**What you have to do**
Your task is to gather the lines below that hold the string "diagram".

◆ ◆ ◆

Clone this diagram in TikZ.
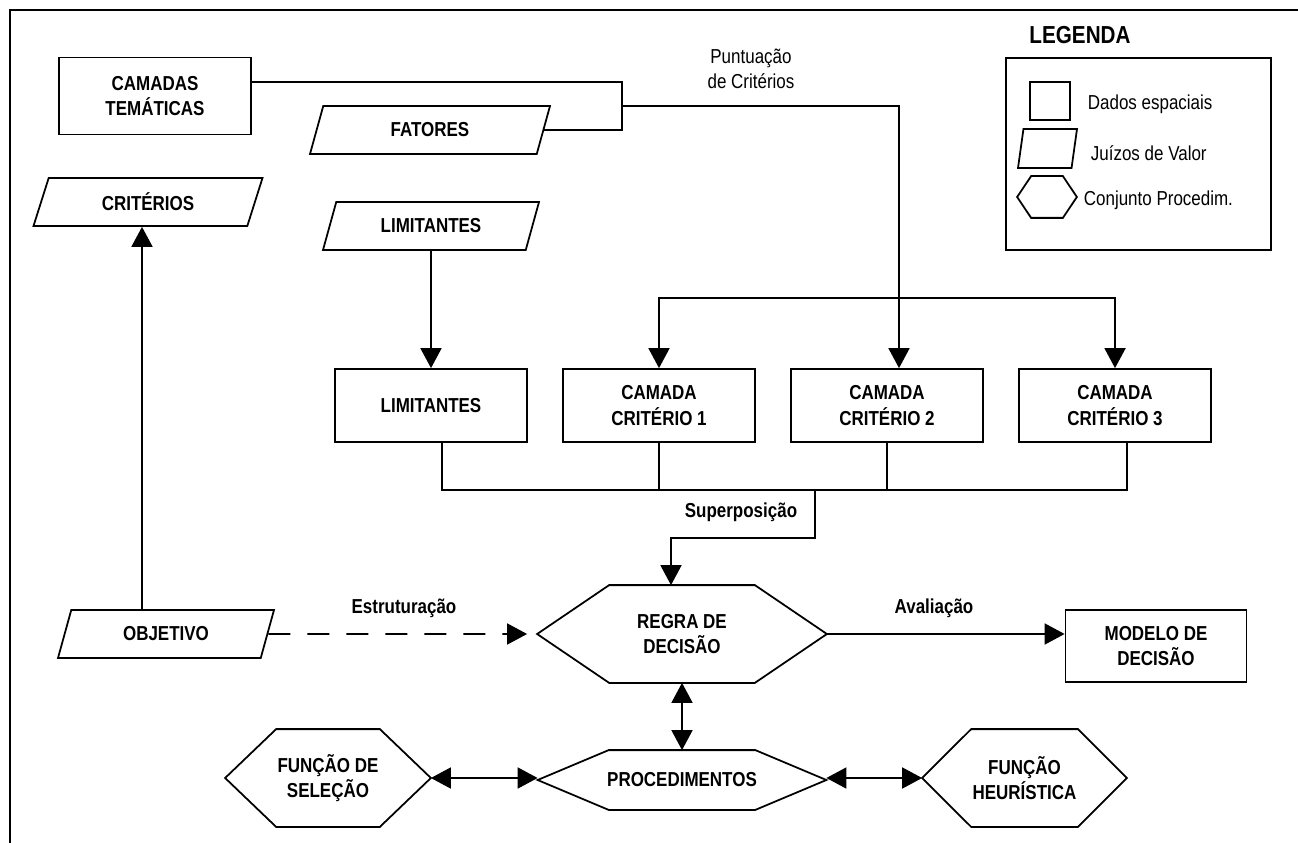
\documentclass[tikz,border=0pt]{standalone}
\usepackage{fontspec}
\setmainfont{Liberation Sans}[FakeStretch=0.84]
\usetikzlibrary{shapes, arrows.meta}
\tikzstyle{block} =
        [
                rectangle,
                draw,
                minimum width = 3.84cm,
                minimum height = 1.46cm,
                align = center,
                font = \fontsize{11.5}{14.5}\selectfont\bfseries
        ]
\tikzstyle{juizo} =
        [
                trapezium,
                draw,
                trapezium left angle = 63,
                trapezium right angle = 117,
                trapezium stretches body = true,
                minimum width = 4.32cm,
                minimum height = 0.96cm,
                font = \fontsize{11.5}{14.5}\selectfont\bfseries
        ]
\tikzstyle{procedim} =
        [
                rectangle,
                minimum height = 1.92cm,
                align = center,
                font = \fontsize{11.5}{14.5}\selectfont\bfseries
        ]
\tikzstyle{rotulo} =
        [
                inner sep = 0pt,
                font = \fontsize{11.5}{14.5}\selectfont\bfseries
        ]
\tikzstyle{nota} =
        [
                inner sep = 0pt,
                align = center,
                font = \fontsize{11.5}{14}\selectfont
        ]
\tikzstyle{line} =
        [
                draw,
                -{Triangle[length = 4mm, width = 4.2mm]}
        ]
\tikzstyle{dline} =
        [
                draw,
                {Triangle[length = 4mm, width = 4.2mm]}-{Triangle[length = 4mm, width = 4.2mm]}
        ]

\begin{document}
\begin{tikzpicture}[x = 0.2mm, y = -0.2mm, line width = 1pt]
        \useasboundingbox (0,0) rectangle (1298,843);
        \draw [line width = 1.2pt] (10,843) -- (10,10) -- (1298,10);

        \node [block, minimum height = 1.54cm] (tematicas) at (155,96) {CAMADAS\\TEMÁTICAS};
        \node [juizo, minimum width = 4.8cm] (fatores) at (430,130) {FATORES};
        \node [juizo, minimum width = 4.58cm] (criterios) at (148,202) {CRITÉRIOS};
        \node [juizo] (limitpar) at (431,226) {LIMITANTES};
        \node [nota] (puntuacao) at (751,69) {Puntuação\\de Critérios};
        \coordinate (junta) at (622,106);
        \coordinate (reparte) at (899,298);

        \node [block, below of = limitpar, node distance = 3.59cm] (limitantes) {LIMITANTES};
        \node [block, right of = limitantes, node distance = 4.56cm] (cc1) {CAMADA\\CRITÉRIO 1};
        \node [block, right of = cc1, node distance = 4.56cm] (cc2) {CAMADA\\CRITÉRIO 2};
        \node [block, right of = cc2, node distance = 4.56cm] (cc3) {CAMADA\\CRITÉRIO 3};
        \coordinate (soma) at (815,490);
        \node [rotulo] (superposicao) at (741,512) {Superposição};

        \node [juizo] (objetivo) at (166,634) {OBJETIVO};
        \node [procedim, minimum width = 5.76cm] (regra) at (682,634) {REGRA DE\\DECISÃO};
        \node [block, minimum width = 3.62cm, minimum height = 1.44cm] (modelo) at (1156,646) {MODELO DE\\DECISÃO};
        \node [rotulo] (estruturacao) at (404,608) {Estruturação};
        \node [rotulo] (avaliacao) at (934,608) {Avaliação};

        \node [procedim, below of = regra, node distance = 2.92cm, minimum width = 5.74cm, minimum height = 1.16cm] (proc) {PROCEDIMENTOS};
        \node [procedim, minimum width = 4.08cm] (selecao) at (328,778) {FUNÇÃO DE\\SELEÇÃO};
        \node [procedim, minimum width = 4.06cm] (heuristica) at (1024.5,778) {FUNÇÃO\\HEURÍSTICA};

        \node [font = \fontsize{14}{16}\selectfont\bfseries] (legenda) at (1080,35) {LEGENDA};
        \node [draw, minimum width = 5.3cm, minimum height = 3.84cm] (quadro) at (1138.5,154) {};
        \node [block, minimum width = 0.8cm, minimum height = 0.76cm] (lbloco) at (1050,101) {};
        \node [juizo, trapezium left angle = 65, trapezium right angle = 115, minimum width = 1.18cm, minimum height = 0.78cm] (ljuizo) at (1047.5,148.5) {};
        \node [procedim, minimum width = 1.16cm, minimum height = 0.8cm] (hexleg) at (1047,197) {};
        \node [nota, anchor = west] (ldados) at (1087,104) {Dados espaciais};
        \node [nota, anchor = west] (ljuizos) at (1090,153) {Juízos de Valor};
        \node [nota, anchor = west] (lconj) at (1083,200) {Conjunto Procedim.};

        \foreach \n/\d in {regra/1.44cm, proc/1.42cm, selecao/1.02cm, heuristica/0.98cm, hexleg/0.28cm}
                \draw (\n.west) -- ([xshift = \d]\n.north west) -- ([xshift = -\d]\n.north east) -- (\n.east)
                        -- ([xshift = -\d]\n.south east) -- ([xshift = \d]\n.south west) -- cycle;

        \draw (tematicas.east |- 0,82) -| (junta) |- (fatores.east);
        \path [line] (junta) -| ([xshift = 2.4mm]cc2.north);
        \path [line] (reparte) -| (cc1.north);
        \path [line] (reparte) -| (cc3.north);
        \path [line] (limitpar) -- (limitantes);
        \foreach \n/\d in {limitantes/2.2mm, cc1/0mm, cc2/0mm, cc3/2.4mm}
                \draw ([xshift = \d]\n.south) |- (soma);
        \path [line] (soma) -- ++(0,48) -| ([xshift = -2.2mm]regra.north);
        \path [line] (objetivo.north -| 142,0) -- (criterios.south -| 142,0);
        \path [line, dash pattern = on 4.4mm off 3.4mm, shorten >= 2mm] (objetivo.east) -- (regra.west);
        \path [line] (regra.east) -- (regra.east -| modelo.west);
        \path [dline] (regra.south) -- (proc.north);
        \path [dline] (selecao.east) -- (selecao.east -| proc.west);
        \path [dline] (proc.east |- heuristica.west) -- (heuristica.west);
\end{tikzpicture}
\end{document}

◆ ◆ ◆

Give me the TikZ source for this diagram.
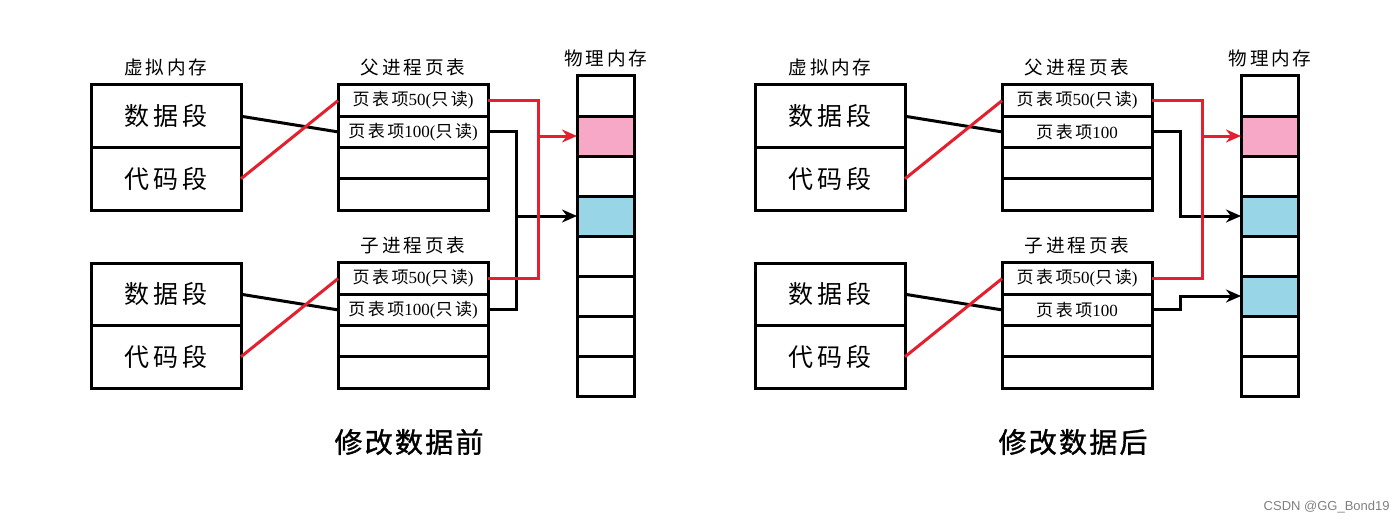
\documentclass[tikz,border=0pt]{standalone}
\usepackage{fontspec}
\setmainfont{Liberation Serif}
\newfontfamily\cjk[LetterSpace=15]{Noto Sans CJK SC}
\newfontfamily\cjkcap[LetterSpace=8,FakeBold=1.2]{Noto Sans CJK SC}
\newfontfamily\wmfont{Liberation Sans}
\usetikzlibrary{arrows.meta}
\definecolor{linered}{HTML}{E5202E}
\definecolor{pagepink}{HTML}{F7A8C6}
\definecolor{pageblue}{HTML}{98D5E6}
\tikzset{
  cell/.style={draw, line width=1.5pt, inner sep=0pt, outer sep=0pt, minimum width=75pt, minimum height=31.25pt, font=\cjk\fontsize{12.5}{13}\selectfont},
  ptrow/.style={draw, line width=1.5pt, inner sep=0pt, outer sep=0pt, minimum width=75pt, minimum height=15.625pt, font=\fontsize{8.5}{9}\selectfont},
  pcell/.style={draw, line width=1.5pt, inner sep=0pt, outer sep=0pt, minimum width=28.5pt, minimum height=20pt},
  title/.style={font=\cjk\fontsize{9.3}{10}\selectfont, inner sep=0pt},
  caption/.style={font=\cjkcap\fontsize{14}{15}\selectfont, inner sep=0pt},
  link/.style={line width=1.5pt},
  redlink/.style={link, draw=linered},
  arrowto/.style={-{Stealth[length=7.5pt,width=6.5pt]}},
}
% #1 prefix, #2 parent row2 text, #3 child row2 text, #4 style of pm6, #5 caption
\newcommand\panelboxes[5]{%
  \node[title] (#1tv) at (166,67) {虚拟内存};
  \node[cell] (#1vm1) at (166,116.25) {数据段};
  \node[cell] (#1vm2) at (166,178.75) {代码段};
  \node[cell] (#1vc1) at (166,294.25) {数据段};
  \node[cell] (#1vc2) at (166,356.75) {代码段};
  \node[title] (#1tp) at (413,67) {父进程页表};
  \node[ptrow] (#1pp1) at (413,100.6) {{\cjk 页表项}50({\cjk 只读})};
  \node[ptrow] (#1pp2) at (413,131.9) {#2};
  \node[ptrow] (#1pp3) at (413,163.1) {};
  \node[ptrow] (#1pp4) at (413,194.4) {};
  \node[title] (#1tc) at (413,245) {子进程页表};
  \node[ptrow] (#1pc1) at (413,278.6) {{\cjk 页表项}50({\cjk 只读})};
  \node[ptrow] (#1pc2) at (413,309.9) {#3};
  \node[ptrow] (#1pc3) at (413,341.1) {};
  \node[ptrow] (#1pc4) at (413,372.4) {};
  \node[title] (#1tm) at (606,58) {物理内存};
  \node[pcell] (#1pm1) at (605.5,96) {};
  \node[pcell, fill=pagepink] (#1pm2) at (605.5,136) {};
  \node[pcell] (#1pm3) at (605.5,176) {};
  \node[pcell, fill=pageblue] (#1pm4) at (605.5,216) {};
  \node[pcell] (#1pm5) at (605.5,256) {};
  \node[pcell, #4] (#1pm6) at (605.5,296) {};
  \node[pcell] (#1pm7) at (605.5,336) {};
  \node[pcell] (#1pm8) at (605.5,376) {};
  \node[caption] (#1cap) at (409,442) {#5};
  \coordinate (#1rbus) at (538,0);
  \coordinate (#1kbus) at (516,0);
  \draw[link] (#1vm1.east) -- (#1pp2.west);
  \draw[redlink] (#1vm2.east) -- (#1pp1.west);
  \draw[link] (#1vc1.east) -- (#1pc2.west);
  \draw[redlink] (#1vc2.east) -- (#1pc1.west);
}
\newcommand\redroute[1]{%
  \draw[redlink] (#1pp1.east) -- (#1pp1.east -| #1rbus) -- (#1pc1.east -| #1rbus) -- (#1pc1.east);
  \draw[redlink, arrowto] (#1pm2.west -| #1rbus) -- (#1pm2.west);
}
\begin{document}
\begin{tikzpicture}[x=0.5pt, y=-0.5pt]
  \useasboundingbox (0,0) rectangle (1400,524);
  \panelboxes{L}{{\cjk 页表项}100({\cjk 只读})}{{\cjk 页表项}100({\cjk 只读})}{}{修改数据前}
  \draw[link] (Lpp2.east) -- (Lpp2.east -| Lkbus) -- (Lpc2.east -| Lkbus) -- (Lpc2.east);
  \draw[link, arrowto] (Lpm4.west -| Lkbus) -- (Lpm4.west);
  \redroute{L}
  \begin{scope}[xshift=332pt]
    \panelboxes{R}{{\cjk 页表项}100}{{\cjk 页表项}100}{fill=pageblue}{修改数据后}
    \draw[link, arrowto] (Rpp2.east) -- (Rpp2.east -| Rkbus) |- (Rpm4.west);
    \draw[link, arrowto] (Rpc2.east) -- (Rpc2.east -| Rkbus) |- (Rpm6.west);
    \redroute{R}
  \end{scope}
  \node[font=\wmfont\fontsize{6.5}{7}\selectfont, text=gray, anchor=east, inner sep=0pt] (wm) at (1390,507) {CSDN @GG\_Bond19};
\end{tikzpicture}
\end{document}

◆ ◆ ◆

**Response to the exercise**
Clone this diagram in TikZ.
Give me the TikZ source for this diagram.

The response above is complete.